I recently interviewed Denny Lee from the SQL Customer Advisory Team about applying data mining to medical research which you can see a video of on Channel 8.  I asked Denny about other areas of academic research where data mining could be applied.  I gave this question some thought on my own and one interesting area could be in genetic algorithm (GA) research.

My advisor for my Computer Science degree was, Dr.
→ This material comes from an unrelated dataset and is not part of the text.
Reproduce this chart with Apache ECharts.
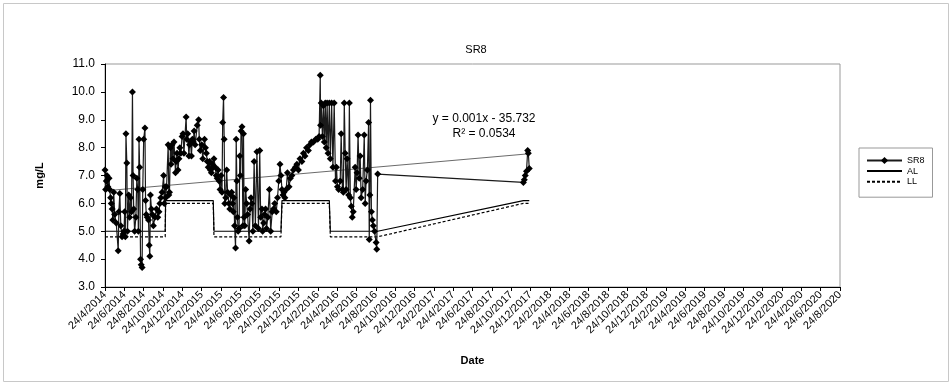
<!DOCTYPE html>
<html>
<head>
<meta charset="utf-8">
<title>SR8</title>
<script src="https://cdn.jsdelivr.net/npm/echarts@6/dist/echarts.min.js"></script>
<style>
  html, body { margin: 0; padding: 0; background: #fff; }
  #chart { width: 952px; height: 385px; }
</style>
</head>
<body>
<div id="chart"></div>
<script>
// SR8 samples
const sr8Dates = [
  '2014-04-24','2014-04-26','2014-04-28','2014-04-30','2014-05-02','2014-05-06','2014-05-08','2014-05-11',
  '2014-05-13','2014-05-16','2014-05-18','2014-05-21','2014-05-24','2014-05-29','2014-06-05','2014-06-07',
  '2014-06-10','2014-06-13','2014-06-17','2014-06-20','2014-06-23','2014-06-25','2014-06-27','2014-06-29',
  '2014-07-01','2014-07-03','2014-07-07','2014-07-10','2014-07-13','2014-07-16','2014-07-19','2014-07-21',
  '2014-07-23','2014-07-26','2014-07-30','2014-08-02','2014-08-05','2014-08-07','2014-08-09','2014-08-11',
  '2014-08-14','2014-08-16','2014-08-19','2014-08-21','2014-08-24','2014-08-28','2014-08-30','2014-09-02',
  '2014-09-05','2014-09-09','2014-09-11','2014-09-13','2014-09-15','2014-09-18','2014-09-21','2014-09-24',
  '2014-09-29','2014-10-03','2014-10-07','2014-10-11','2014-10-14','2014-10-17','2014-10-21','2014-10-26',
  '2014-10-28','2014-10-31','2014-11-02','2014-11-05','2014-11-10','2014-11-12','2014-11-14','2014-11-17',
  '2014-11-19','2014-11-22','2014-11-25','2014-11-28','2014-12-02','2014-12-04','2014-12-07','2014-12-10',
  '2014-12-13','2014-12-16','2014-12-19','2014-12-23','2014-12-26','2014-12-29',
  '2015-01-05','2015-01-07','2015-01-10','2015-01-14','2015-01-16','2015-01-19','2015-01-22','2015-01-25',
  '2015-01-28','2015-02-02','2015-02-05','2015-02-11','2015-02-15','2015-02-17','2015-02-20','2015-02-24',
  '2015-02-27','2015-03-02','2015-03-05','2015-03-08','2015-03-11','2015-03-14','2015-03-18','2015-03-21',
  '2015-03-24','2015-03-27','2015-03-30','2015-04-02','2015-04-06','2015-04-09','2015-04-12','2015-04-15',
  '2015-04-18','2015-04-21','2015-04-24','2015-04-27','2015-04-29','2015-05-01','2015-05-03','2015-05-05',
  '2015-05-08','2015-05-11','2015-05-14','2015-05-18','2015-05-21','2015-05-24','2015-05-27','2015-05-30',
  '2015-06-02','2015-06-04','2015-06-06','2015-06-09','2015-06-11','2015-06-13','2015-06-15','2015-06-17',
  '2015-06-20','2015-06-22','2015-06-24','2015-06-26','2015-06-29','2015-07-01','2015-07-03','2015-07-05',
  '2015-07-07','2015-07-10','2015-07-13','2015-07-16','2015-07-21','2015-07-24','2015-07-27','2015-07-30',
  '2015-08-02','2015-08-06','2015-08-10','2015-08-15','2015-08-20','2015-08-24','2015-08-27','2015-08-31',
  '2015-09-03','2015-09-06','2015-09-09','2015-09-12','2015-09-15','2015-09-19','2015-09-24','2015-09-28',
  '2015-10-02','2015-10-06','2015-10-10','2015-10-15','2015-10-19','2015-10-23','2015-10-27','2015-10-30',
  '2015-11-03','2015-11-06','2015-11-09','2015-11-12','2015-11-16','2015-11-20','2015-11-25','2015-11-29',
  '2015-12-03','2015-12-08','2015-12-14','2015-12-19','2015-12-24','2015-12-29',
  '2016-01-04','2016-01-09','2016-01-14','2016-01-19','2016-01-25','2016-01-30','2016-02-05','2016-02-11',
  '2016-02-18','2016-02-24','2016-02-28','2016-03-01','2016-03-02','2016-03-04','2016-03-08','2016-03-11',
  '2016-03-14','2016-03-17','2016-03-20','2016-03-23','2016-03-26','2016-03-30','2016-04-03','2016-04-07',
  '2016-04-11','2016-04-15','2016-04-19','2016-04-22','2016-04-25','2016-04-29','2016-05-03','2016-05-06',
  '2016-05-10','2016-05-13','2016-05-16','2016-05-19','2016-05-22','2016-05-25','2016-05-30','2016-06-02',
  '2016-06-05','2016-06-08','2016-06-11','2016-06-14','2016-06-20','2016-06-23','2016-06-26','2016-06-29',
  '2016-07-02','2016-07-05','2016-07-08','2016-07-13','2016-07-18','2016-07-21','2016-07-24','2016-07-28',
  '2016-08-01','2016-08-03','2016-08-05','2016-08-07','2016-08-10','2016-08-13','2016-08-16','2016-08-20',
  '2016-08-25','2016-08-27','2016-08-30',
  '2017-12-01','2017-12-04','2017-12-07','2017-12-11','2017-12-15','2017-12-17','2017-12-20'
];
const sr8Values = [
  7.2, 6.5, 6.8, 7.0, 6.6, 6.9, 6.5, 6.2,
  6.0, 5.8, 5.4, 6.4, 5.6, 5.3, 4.3, 5.7,
  6.35, 5.2, 4.8, 4.9, 5.0, 5.7, 4.8, 8.5,
  7.45, 5.0, 6.3, 5.5, 6.2, 5.7, 10.0, 7.0,
  5.8, 5.0, 5.5, 6.9, 6.5, 5.0, 8.3, 7.3,
  4.0, 3.8, 3.7, 6.5, 8.3, 8.7, 6.1, 5.6,
  5.5, 5.4, 4.5, 4.1, 6.3, 5.8, 5.6, 5.2,
  5.5, 5.8, 5.5, 5.7, 6.0, 6.2, 6.4, 7.0,
  6.0, 6.6, 6.2, 6.6, 8.1, 6.3, 6.4, 8.0,
  7.4, 8.1, 7.6, 8.2, 7.1, 7.5, 7.8, 7.2,
  7.6, 8.0, 7.8, 8.4, 8.5, 7.8,
  9.1, 8.3, 8.5, 7.7, 8.1, 8.2, 7.7, 8.3,
  8.2, 8.6, 8.1, 8.8, 9.0, 8.3, 7.9, 8.1,
  7.6, 8.3, 8.0, 7.8, 7.5, 7.3, 7.5, 7.2,
  7.1, 7.4, 7.3, 7.6, 7.3, 7.0, 6.9, 7.2,
  6.8, 6.5, 7.0, 6.4, 8.9, 9.8, 8.3, 6.0,
  6.2, 7.2, 6.4, 6.0, 5.8, 6.3, 6.4, 6.0,
  5.7, 6.2, 5.2, 4.4, 8.3, 6.8, 5.5, 5.0,
  5.1, 7.7, 7.0, 8.6, 8.75, 5.2, 8.5, 5.5,
  5.2, 6.5, 6.0, 5.6, 4.65, 5.8, 6.2, 6.0,
  5.0, 7.5, 5.2, 7.85, 5.1, 7.9, 5.5, 5.8,
  5.0, 5.3, 5.6, 5.8, 5.1, 5.5, 6.5, 5.0,
  5.7, 5.8, 6.0, 5.7, 6.2, 6.8, 7.4, 7.0,
  6.5, 6.3, 6.4, 6.2, 6.5, 7.1, 6.6, 6.9,
  7.0, 7.2, 7.3, 7.4, 7.2, 7.6,
  7.5, 7.8, 7.7, 8.0, 7.9, 8.1, 8.2, 8.2,
  8.3, 8.3, 8.4, 10.6, 8.8, 9.6, 8.4, 9.5,
  8.2, 9.6, 8.0, 9.6, 7.8, 9.6, 7.6, 9.6,
  7.3, 9.6, 6.8, 7.3, 6.6, 6.5, 6.8, 8.5,
  6.5, 6.4, 9.6, 7.8, 6.5, 7.6, 6.3, 9.6,
  6.2, 5.9, 5.5, 5.7, 7.3, 6.5, 7.1, 8.45,
  6.9, 7.7, 6.2, 6.5, 8.45, 6.0, 6.8, 7.2,
  8.9, 4.7, 6.3, 9.7, 5.7, 5.4, 5.2, 5.0,
  4.6, 4.35, 7.05,
  6.75, 6.85, 7.0, 7.15, 7.9, 7.8, 7.25
];

// AL / LL limits at the sample dates where they change
const limitDates = [
  '2014-04-24','2014-10-31','2014-11-02','2015-03-30','2015-04-02','2015-10-30',
  '2015-11-03','2016-03-30','2016-04-03','2016-08-30','2017-12-01','2017-12-20'
];
const alValues = [5.0, 5.0, 6.1, 6.1, 5.0, 5.0, 6.1, 6.1, 5.0, 5.0, 6.1, 6.1];
const llValues = [4.8, 4.8, 6.0, 6.0, 4.8, 4.8, 6.0, 6.0, 4.8, 4.8, 6.0, 6.0];

// linear trendline ends (Excel fit)
const trendDates = ['2014-04-24', '2017-12-20'];
const trendValues = [6.45, 7.78];

// months counted from 24/4/2014, so every axis tick lands on the 24th
function monthIndex(s) {
    const [y, m, d] = s.split('-').map(Number);
    const days = new Date(Date.UTC(y, m, 0)).getUTCDate();
    return (y - 2014) * 12 + (m - 4) + (d - 24) / days;
}

function tickLabel(v) {
    const k = Math.round(v);
    const mon = (3 + k) % 12 + 1;
    const yr = 2014 + Math.floor((3 + k) / 12);
    return '24/' + mon + '/' + yr;
}

function pairs(dates, values) {
    return dates.map((d, i) => [monthIndex(d), values[i]]);
}

const FONT = 'Liberation Sans';
// hide the default circle ECharts puts on line legend icons
const noMarker = { color: 'rgba(0,0,0,0)', borderWidth: 0 };

const chart = echarts.init(document.getElementById('chart'));
const options = {
    animation: false,
    textStyle: { fontFamily: FONT, color: '#000' },
    title: {
        text: 'SR8',
        left: 'center',
        top: 39,
        textStyle: { fontSize: 11, fontWeight: 'normal', color: '#000', fontFamily: FONT }
    },
    legend: {
        data: [
            { name: 'SR8' },
            { name: 'AL', itemStyle: noMarker },
            { name: 'LL', itemStyle: noMarker }
        ],
        orient: 'vertical',
        left: 859,
        top: 148,
        width: 79,
        itemWidth: 35,
        itemHeight: 9,
        itemGap: 1.6,
        padding: [8, 8, 11, 7],
        borderColor: '#999',
        borderWidth: 1,
        textStyle: { fontSize: 9, color: '#000', fontFamily: FONT }
    },
    grid: {
        left: 105,
        right: 112,
        top: 64,
        bottom: 98,
        show: true,
        borderColor: '#999',
        borderWidth: 1
    },
    xAxis: {
        type: 'value',
        min: 0,
        max: 76,
        interval: 2,
        name: 'Date',
        nameLocation: 'middle',
        nameGap: 68,
        nameTextStyle: { fontSize: 11, fontWeight: 'bold', color: '#000', fontFamily: FONT },
        axisLine: { lineStyle: { color: '#000', width: 1 } },
        axisTick: { show: true, length: 4, lineStyle: { color: '#000' } },
        splitLine: { show: false },
        axisLabel: {
            rotate: 45,
            fontSize: 11,
            color: '#000',
            margin: 6,
            fontFamily: FONT,
            formatter: tickLabel
        }
    },
    yAxis: {
        type: 'value',
        min: 3,
        max: 11,
        interval: 1,
        name: 'mg/L',
        nameLocation: 'middle',
        nameGap: 60,
        nameTextStyle: { fontSize: 11, fontWeight: 'bold', color: '#000', fontFamily: FONT },
        axisLine: { show: true, lineStyle: { color: '#000', width: 1 } },
        axisTick: { show: true, length: 4, lineStyle: { color: '#000' } },
        splitLine: { show: false },
        axisLabel: {
            fontSize: 12,
            color: '#000',
            margin: 10,
            fontFamily: FONT,
            formatter: v => v.toFixed(1)
        }
    },
    graphic: [
        {
            type: 'rect',
            shape: { x: 3.5, y: 3.5, width: 945, height: 378 },
            style: { fill: 'none', stroke: '#c8c8c8', lineWidth: 1 },
            silent: true
        },
        {
            type: 'text',
            x: 484,
            y: 111,
            style: {
                text: 'y = 0.001x - 35.732\nR² = 0.0534',
                fontSize: 12,
                fontFamily: FONT,
                lineHeight: 15,
                textAlign: 'center',
                fill: '#000'
            },
            silent: true
        }
    ],
    series: [
        {
            name: 'AL',
            type: 'line',
            data: pairs(limitDates, alValues),
            symbol: 'none',
            lineStyle: { color: '#000', width: 1.2 },
            itemStyle: { color: '#000' },
            z: 2
        },
        {
            name: 'LL',
            type: 'line',
            data: pairs(limitDates, llValues),
            symbol: 'none',
            lineStyle: { color: '#000', width: 1.2, type: [3, 2] },
            itemStyle: { color: '#000' },
            z: 2
        },
        {
            name: 'trend',
            type: 'line',
            data: pairs(trendDates, trendValues),
            symbol: 'none',
            lineStyle: { color: '#444', width: 0.8 },
            silent: true,
            z: 3
        },
        {
            name: 'SR8',
            type: 'line',
            data: pairs(sr8Dates, sr8Values),
            symbol: 'diamond',
            symbolSize: 7,
            showAllSymbol: true,
            lineStyle: { color: '#1a1a1a', width: 1.2 },
            itemStyle: { color: '#000' },
            z: 4
        }
    ]
};

chart.setOption(options);
</script>
</body>
</html>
Jeff Horn, whose main area of research was GA.  I am by no means an expert on the topic, but I had the opportunity to work a bit with the technology.  GA’s are generally used to find “best fit” solutions to NP-complete problems in which it is “impossible” to test every combination of solution so a method for finding a best fit solution is needed.

dna GA’s use a paradigm based on evolutionary biology where solution sets combine, crossover, mutate, etc.  The goal is to find a solution with the best “fitness”.  The GA’s we were using 10 years ago were passed a number of different startup parameters that affected the number of generations, chance of mutation and crossover, etc.  Depending on the problem set we would see the GA runs come up with varying solutions in terms of fitness.

Now you may be asking yourself “What about data mining?”

We would run these GA’s over and over and over logging and analyzing the results.  My suggestion would be to store the startup parameters and results of the runs or the performance of each generation into a data warehouse.  An example of the types of questions you could use data mining classification for are:

·         What are the clusters of ranges of startup parameters that provide the highest fitness?

·         Is the algorithm generating clusters of solutions?  What are they and why are they being caused?

Although the questions above are only scratching the surface, I think researchers who live and breathe this stuff could really benefit from the power of data mining tools to complement their research, tune the algorithms, etc.

Do any readers out there have more ideas how data mining could be applied in academia?